Our Town Change comes slowly to a small New Hampshire town in the early 20th century. People grow up, get married, live, and die. Milk and the newspaper get delivered every morning, and nobody locks their front doors.
The Mind of God
OUR TOWN is a timeless classic, and this 1940 film version captures the major themes from Thornton Wilder’s great play.
At once simple and profound, unsentimental and heart-breaking, the story of Grover’s Corners, New Hampshire, and its citizens is a time capsule of early 20th Century America. Two neighboring families are examined in their everyday lives, and we especially follow George Gibbs (William Holden) and Emily Webb (Martha Scott) as they grow up and marry.

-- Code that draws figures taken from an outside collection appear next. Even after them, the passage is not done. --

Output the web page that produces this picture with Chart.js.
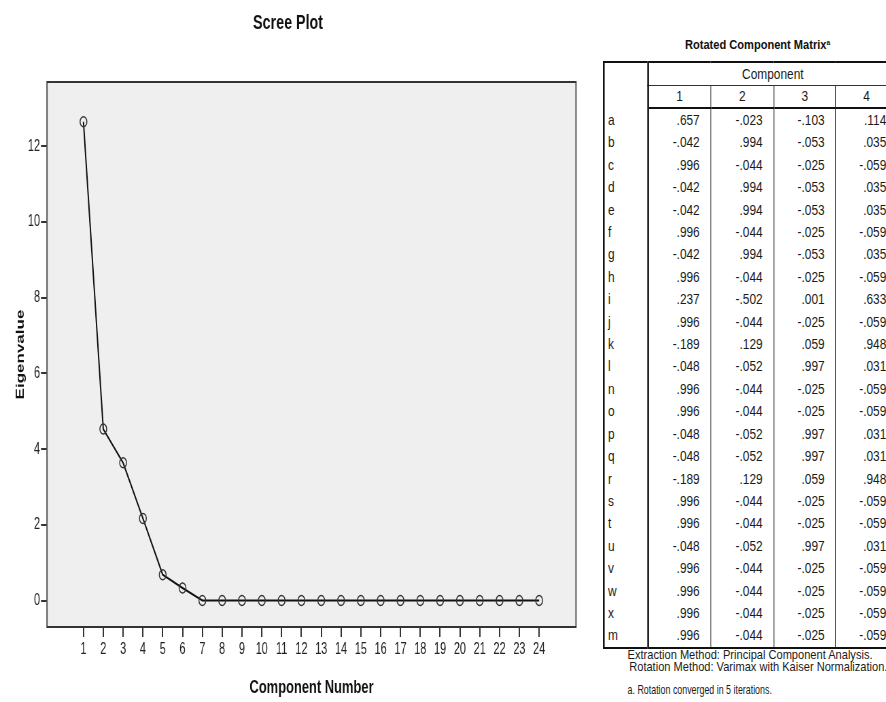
<!DOCTYPE html>
<html>
<head>
<meta charset="utf-8">
<script src="https://cdn.jsdelivr.net/npm/chart.js@4.4.1/dist/chart.umd.min.js"></script>
<style>
  html, body { margin:0; padding:0; background:#fff; width:886px; height:702px; overflow:hidden; }
  #wrap { position:relative; width:886px; height:702px; overflow:hidden; }
  #c { position:absolute; left:0; top:0; }
  #right { position:absolute; left:603px; top:0; width:360px; height:702px; transform:scaleX(0.82); transform-origin:0 0;
           font-family:'Liberation Sans', Arial, sans-serif; color:#1a1a1a; }
  #ttl { position:absolute; left:100px; top:36px; line-height:18px; font-size:13.5px; font-weight:bold; color:#111; white-space:nowrap; }
  #ttl sup { font-size:8px; vertical-align:top; position:relative; top:-2px; }
  #tbl { position:absolute; left:0; top:61px; border-collapse:collapse; table-layout:fixed; width:358.5px;
         font-size:14.5px; border:2px solid #111; }
  #tbl td { padding:0; white-space:nowrap; overflow:hidden; }
  #tbl .hd1 td { height:22px; line-height:22px; }
  #tbl .hd2 td { height:21px; line-height:21px; text-align:center; border-bottom:2px solid #111; }
  #tbl .hd2 td + td { border-left:1px solid #333; }
  #tbl td.lab { text-align:left; padding-left:4px; border-right:2px solid #111; }
  #tbl td.comp { text-align:center; border-bottom:1px solid #333; }
  #tbl tbody.body td { height:22.4px; line-height:22.4px; text-align:right; padding-right:13px; }
  #tbl tbody.body td.lab { text-align:left; padding-left:4px; padding-right:0; }
  #tbl tbody.body td.v + td.v { border-left:1px solid #333; }
  .fn { position:absolute; font-size:13.5px; line-height:12px; white-space:nowrap; }
  .fn.small { transform:scaleX(0.8); transform-origin:0 0; }
</style>
</head>
<body>
<div id="wrap">
  <canvas id="c" width="868" height="702" style="width:590px;height:702px;"></canvas>
  <div id="right">
    <div id="ttl">Rotated Component Matrix<sup>a</sup></div>
    <table id="tbl">
      <colgroup><col style="width:53.7px"><col style="width:76.8px"><col style="width:76.8px"><col style="width:75.6px"><col style="width:75.6px"></colgroup>
      <tbody class="head">
        <tr class="hd1"><td class="lab" rowspan="2"></td><td class="comp" colspan="4">Component</td></tr>
        <tr class="hd2" id="hdrow"></tr>
      </tbody>
      <tbody class="body" id="tb"></tbody>
    </table>
    <div class="fn" style="left:30px; top:649px;">Extraction Method: Principal Component Analysis.</div>
    <div class="fn" style="left:32px; top:661px;">Rotation Method: Varimax with Kaiser Normalization.</div>
    <div class="fn small" style="left:30px; top:684px;">a. Rotation converged in 5 iterations.</div>
  </div>
</div>
<script>
// ---- Scree plot data ----
const components = [1,2,3,4,5,6,7,8,9,10,11,12,13,14,15,16,17,18,19,20,21,22,23,24];
const eigenvalues = [12.65,4.53,3.64,2.17,0.68,0.33,0,0,0,0,0,0,0,0,0,0,0,0,0,0,0,0,0,0];
const yTickValues = [0,2,4,6,8,10,12];

// ---- Rotated component matrix data ----
const variableLabels = ['a','b','c','d','e','f','g','h','i','j','k','l','n','o','p','q','r','s','t','u','v','w','x','m'];
const componentHeaders = ['1','2','3','4'];
const comp1 = [.657,-.042,.996,-.042,-.042,.996,-.042,.996,.237,.996,-.189,-.048,.996,.996,-.048,-.048,-.189,.996,.996,-.048,.996,.996,.996,.996];
const comp2 = [-.023,.994,-.044,.994,.994,-.044,.994,-.044,-.502,-.044,.129,-.052,-.044,-.044,-.052,-.052,.129,-.044,-.044,-.052,-.044,-.044,-.044,-.044];
const comp3 = [-.103,-.053,-.025,-.053,-.053,-.025,-.053,-.025,.001,-.025,.059,.997,-.025,-.025,.997,.997,.059,-.025,-.025,.997,-.025,-.025,-.025,-.025];
const comp4 = [.114,.035,-.059,.035,.035,-.059,.035,-.059,.633,-.059,.948,.031,-.059,-.059,.031,.031,.948,-.059,-.059,.031,-.059,-.059,-.059,-.059];

function fmt(v){ return (v < 0 ? '-' : '') + Math.abs(v).toFixed(3).replace(/^0/, ''); }

// build table
const hdrow = document.getElementById('hdrow');
componentHeaders.forEach(h => { const td = document.createElement('td'); td.textContent = h; hdrow.appendChild(td); });
const tb = document.getElementById('tb');
variableLabels.forEach((lab, i) => {
  const tr = document.createElement('tr');
  const l = document.createElement('td'); l.className = 'lab'; l.textContent = lab; tr.appendChild(l);
  [comp1, comp2, comp3, comp4].forEach(arr => {
    const td = document.createElement('td'); td.className = 'v'; td.textContent = fmt(arr[i]); tr.appendChild(td);
  });
  tb.appendChild(tr);
});

// ---- chart (canvas is drawn wider and squeezed horizontally by CSS, like the condensed original) ----
const SANS = "'Liberation Sans', Arial, sans-serif";
const plotBox = {
  id: 'plotBox',
  beforeDraw(chart) {
    const {ctx, chartArea: a} = chart;
    ctx.save();
    ctx.fillStyle = '#efefef';
    ctx.fillRect(a.left, a.top, a.right - a.left, a.bottom - a.top);
    ctx.restore();
  },
  beforeDatasetsDraw(chart) {
    const {ctx, chartArea: a} = chart;
    ctx.save();
    ctx.strokeStyle = '#555';
    ctx.lineWidth = 2;
    ctx.strokeRect(a.left, a.top, a.right - a.left, a.bottom - a.top);
    ctx.strokeStyle = '#333';
    ctx.lineWidth = 2;
    ctx.beginPath(); ctx.moveTo(a.left, a.top); ctx.lineTo(a.right, a.top); ctx.stroke();
    ctx.beginPath(); ctx.moveTo(a.left, a.bottom); ctx.lineTo(a.right, a.bottom); ctx.stroke();
    ctx.restore();
  }
};

new Chart(document.getElementById('c'), {
  type: 'line',
  data: {
    datasets: [{
      data: components.map((c, i) => ({x: c, y: eigenvalues[i]})),
      borderColor: '#111',
      borderWidth: 2,
      pointRadius: 5,
      pointBorderWidth: 1.5,
      pointBorderColor: '#333',
      pointBackgroundColor: 'rgba(0,0,0,0)',
      tension: 0
    }]
  },
  options: {
    responsive: false,
    devicePixelRatio: 1,
    animation: false,
    layout: { padding: { left: 0, right: 20.6, top: 0, bottom: 0 } },
    plugins: {
      legend: { display: false },
      tooltip: { enabled: false },
      title: {
        display: true,
        text: 'Scree Plot',
        color: '#111',
        font: { family: SANS, size: 21, weight: 'bold' },
        padding: { top: 10.4, bottom: 46.4 }
      }
    },
    scales: {
      x: {
        type: 'linear',
        min: -0.84,
        max: 25.86,
        afterBuildTicks: (scale) => { scale.ticks = components.map(v => ({value: v})); },
        afterFit: (scale) => { scale.height = 75; },
        border: { display: false },
        grid: { drawOnChartArea: false, drawTicks: true, tickLength: 10, color: '#333', lineWidth: 2 },
        ticks: { autoSkip: false, maxRotation: 0, color: '#222', padding: 3, font: { family: SANS, size: 16 } },
        title: { display: true, text: 'Component Number', color: '#111',
                 font: { family: SANS, size: 19, weight: 'bold' }, padding: { top: 0, bottom: 3 } }
      },
      y: {
        type: 'linear',
        min: -0.70,
        max: 13.70,
        afterBuildTicks: (scale) => { scale.ticks = yTickValues.map(v => ({value: v})); },
        afterFit: (scale) => { scale.width = 69.15; },
        border: { display: false },
        grid: { drawOnChartArea: false, drawTicks: true, tickLength: 8.8, color: '#333', lineWidth: 2 },
        ticks: { color: '#222', padding: 1.5, font: { family: SANS, size: 16 } },
        title: { display: true, text: 'Eigenvalue', color: '#111',
                 font: { family: SANS, size: 17, weight: 'bold' }, padding: { top: 20.5, bottom: 0 } }
      }
    }
  },
  plugins: [plotBox]
});
</script>
</body>
</html>
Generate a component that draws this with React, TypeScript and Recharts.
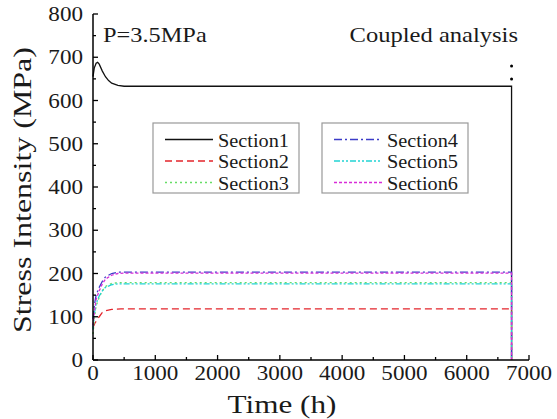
import React from 'react';
import { LineChart, Line, XAxis, YAxis } from 'recharts';

type Pt = { t: number; v: number };

const SECTION1: Pt[] = [
  { t: 0, v: 655 }, { t: 20, v: 675 }, { t: 50, v: 686 }, { t: 75, v: 688 },
  { t: 100, v: 684 }, { t: 150, v: 668 }, { t: 200, v: 655 }, { t: 250, v: 646 },
  { t: 300, v: 640 }, { t: 400, v: 635 }, { t: 500, v: 633 }, { t: 6720, v: 633 },
  { t: 6720, v: 0 },
];
const SECTION2: Pt[] = [
  { t: 0, v: 75 }, { t: 30, v: 85 }, { t: 75, v: 95 }, { t: 100, v: 100 },
  { t: 150, v: 110 }, { t: 200, v: 114 }, { t: 300, v: 117 }, { t: 450, v: 118 },
  { t: 6720, v: 118 }, { t: 6720, v: 0 },
];
const SECTION3: Pt[] = [
  { t: 0, v: 60 }, { t: 25, v: 100 }, { t: 50, v: 125 }, { t: 100, v: 145 },
  { t: 150, v: 160 }, { t: 200, v: 170 }, { t: 300, v: 177 }, { t: 400, v: 179 },
  { t: 6720, v: 179 }, { t: 6720, v: 0 },
];
const SECTION4: Pt[] = [
  { t: 0, v: 95 }, { t: 25, v: 130 }, { t: 50, v: 150 }, { t: 100, v: 168 },
  { t: 150, v: 182 }, { t: 200, v: 192 }, { t: 300, v: 200 }, { t: 400, v: 203 },
  { t: 6720, v: 203 }, { t: 6720, v: 0 },
];
const SECTION5: Pt[] = [
  { t: 0, v: 70 }, { t: 25, v: 110 }, { t: 50, v: 130 }, { t: 100, v: 148 },
  { t: 150, v: 160 }, { t: 200, v: 168 }, { t: 300, v: 174 }, { t: 400, v: 176 },
  { t: 6720, v: 176 }, { t: 6720, v: 0 },
];
const SECTION6: Pt[] = [
  { t: 0, v: 80 }, { t: 25, v: 115 }, { t: 50, v: 140 }, { t: 100, v: 160 },
  { t: 150, v: 176 }, { t: 200, v: 187 }, { t: 300, v: 196 }, { t: 400, v: 200 },
  { t: 500, v: 201 }, { t: 6720, v: 201 }, { t: 6720, v: 0 },
];
const END_DOTS: Pt[] = [{ t: 6720, v: 680 }, { t: 6720, v: 650 }];

const X_TICKS = [0, 500, 1000, 1500, 2000, 2500, 3000, 3500, 4000, 4500, 5000, 5500, 6000, 6500, 7000];
const Y_TICKS = [0, 50, 100, 150, 200, 250, 300, 350, 400, 450, 500, 550, 600, 650, 700, 750, 800];

const SERIES = [
  { name: 'Section1', data: SECTION1, color: '#111111', dash: undefined },
  { name: 'Section2', data: SECTION2, color: '#e3242b', dash: '7 4' },
  { name: 'Section3', data: SECTION3, color: '#66dd66', dash: '2 3' },
  { name: 'Section4', data: SECTION4, color: '#3c3cc8', dash: '8 3 2 3' },
  { name: 'Section5', data: SECTION5, color: '#22d4d4', dash: '6 2 2 2 2 2' },
  { name: 'Section6', data: SECTION6, color: '#d82cd8', dash: '3 2' },
];

const FONT = '"Liberation Serif", "Times New Roman", serif';

function WText({ x, y, sx = 1.1, size = 21, anchor = 'start', rotate = false, children }: any) {
  return (
    <text
      transform={`translate(${x} ${y})${rotate ? ' rotate(-90)' : ''} scale(${sx} 1)`}
      textAnchor={anchor}
      fontSize={size}
      fontFamily={FONT}
      fill="#1a1a1a"
    >
      {children}
    </text>
  );
}

function XTick({ x, y, payload }: any) {
  const major = payload.value % 1000 === 0;
  return (
    <g>
      <line x1={x} y1={y} x2={x} y2={y - (major ? 5 : 3)} stroke="#000" strokeWidth={1.3} />
      {major && (
        <WText x={x} y={y + 20} anchor="middle" size={21} sx={1.1}>
          {payload.value}
        </WText>
      )}
    </g>
  );
}

function YTick({ x, y, payload }: any) {
  const major = payload.value % 100 === 0;
  return (
    <g>
      <line x1={x} y1={y} x2={x + (major ? 5 : 3)} y2={y} stroke="#000" strokeWidth={1.3} />
      {major && (
        <WText x={x - 10} y={y + 7} anchor="end" size={21} sx={1.1}>
          {payload.value}
        </WText>
      )}
    </g>
  );
}

function LegendBox({ x, items }: { x: number; items: typeof SERIES }) {
  return (
    <g>
      <rect x={x} y={123} width={146} height={70} fill="#fff" stroke="#999" strokeWidth={1.2} />
      {items.map((s, i) => {
        const cy = 139.5 + i * 21.5;
        return (
          <g key={s.name}>
            <line x1={x + 12} x2={x + 60} y1={cy} y2={cy} stroke={s.color} strokeWidth={1.5} strokeDasharray={s.dash} />
            <WText x={x + 65} y={cy + 7} size={19.5} sx={1.04}>
              {s.name}
            </WText>
          </g>
        );
      })}
    </g>
  );
}

export default function App() {
  return (
    <div style={{ position: 'absolute', left: 0, top: 0, width: 557, height: 419, background: '#fff' }}>
      <LineChart width={557} height={419} margin={{ top: 14, right: 28, bottom: 19, left: 33 }}>
        <XAxis
          xAxisId="b"
          type="number"
          dataKey="t"
          domain={[0, 7000]}
          ticks={X_TICKS}
          interval={0}
          height={40}
          tickSize={0}
          tickMargin={0}
          tickLine={false}
          tick={<XTick />}
          axisLine={{ stroke: '#000', strokeWidth: 1.5 }}
        />
        <XAxis
          xAxisId="top"
          orientation="top"
          type="number"
          domain={[0, 7000]}
          height={0}
          tick={false}
          tickLine={false}
          axisLine={{ stroke: '#000', strokeWidth: 1.5 }}
        />
        <YAxis
          yAxisId="l"
          type="number"
          domain={[0, 800]}
          ticks={Y_TICKS}
          interval={0}
          width={60}
          tickSize={0}
          tickMargin={0}
          tickLine={false}
          tick={<YTick />}
          axisLine={{ stroke: '#000', strokeWidth: 1.5 }}
        />
        <YAxis
          yAxisId="r"
          orientation="right"
          type="number"
          domain={[0, 800]}
          width={0}
          tick={false}
          tickLine={false}
          axisLine={{ stroke: '#000', strokeWidth: 1.5 }}
        />
        {SERIES.map((s) => (
          <Line
            key={s.name}
            xAxisId="b"
            yAxisId="l"
            data={s.data}
            dataKey="v"
            type="linear"
            stroke={s.color}
            strokeWidth={1.3}
            strokeDasharray={s.dash}
            dot={false}
            isAnimationActive={false}
          />
        ))}
        <Line
          xAxisId="b"
          yAxisId="l"
          data={END_DOTS}
          dataKey="v"
          stroke="none"
          dot={{ r: 1.5, fill: '#000', stroke: 'none' }}
          isAnimationActive={false}
        />
      </LineChart>
      <svg width={557} height={419} style={{ position: 'absolute', left: 0, top: 0, pointerEvents: 'none' }}>
        <WText x={103} y={42} size={21} sx={1.16}>P=3.5MPa</WText>
        <WText x={518} y={42} size={21} sx={1.17} anchor="end">Coupled analysis</WText>
        <LegendBox x={153} items={SERIES.slice(0, 3)} />
        <LegendBox x={322} items={SERIES.slice(3)} />
        <WText x={282} y={413} size={26} sx={1.2} anchor="middle">Time (h)</WText>
        <WText x={31} y={190} size={26} sx={1.23} anchor="middle" rotate>
          Stress Intensity (MPa)
        </WText>
      </svg>
    </div>
  );
}
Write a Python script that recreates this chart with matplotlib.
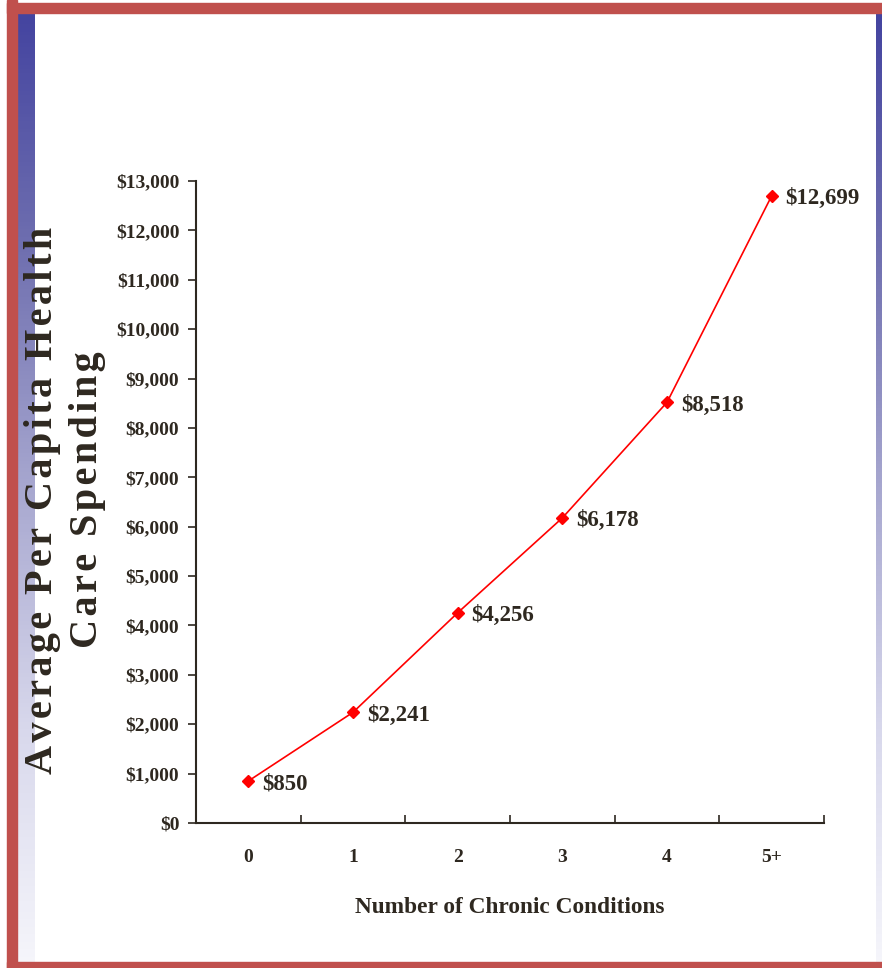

A stage convention, the Stage Manager (Frank Craven), acts here as a tour guide and talks directly to the audience and tells them the history of the town and stories about the characters. Independent of time, the Stage Manager can also see into the future and matter-of-factly see the various deaths of several characters as well as their pasts.
The scene from the cemetery is chilling yet is quite wondrous as the characters there ponder the timelessness of the universe. Also great is Emily’s visit back to her family on her birthday, where she finally understand that life is made up or so many small and insignificant details that we hardly notice as times flies by.
The film boasts a terrific cast with Fay Bainter and Beulah Bondi outstanding as the mothers , Thomas Mitchell and Guy Kibbee solid as the fathers. Also notable are Doro Merande as Mrs. Soames, Arthur Allen as the professor, Philip Wood as the organist, Spencer Charters as the constable, Stu Erwin as the milkman, and Ruth Tobey as Rebecca, who gets to tell the “mind of god” anecdote.
The ending is different from the play’s but works well in this version.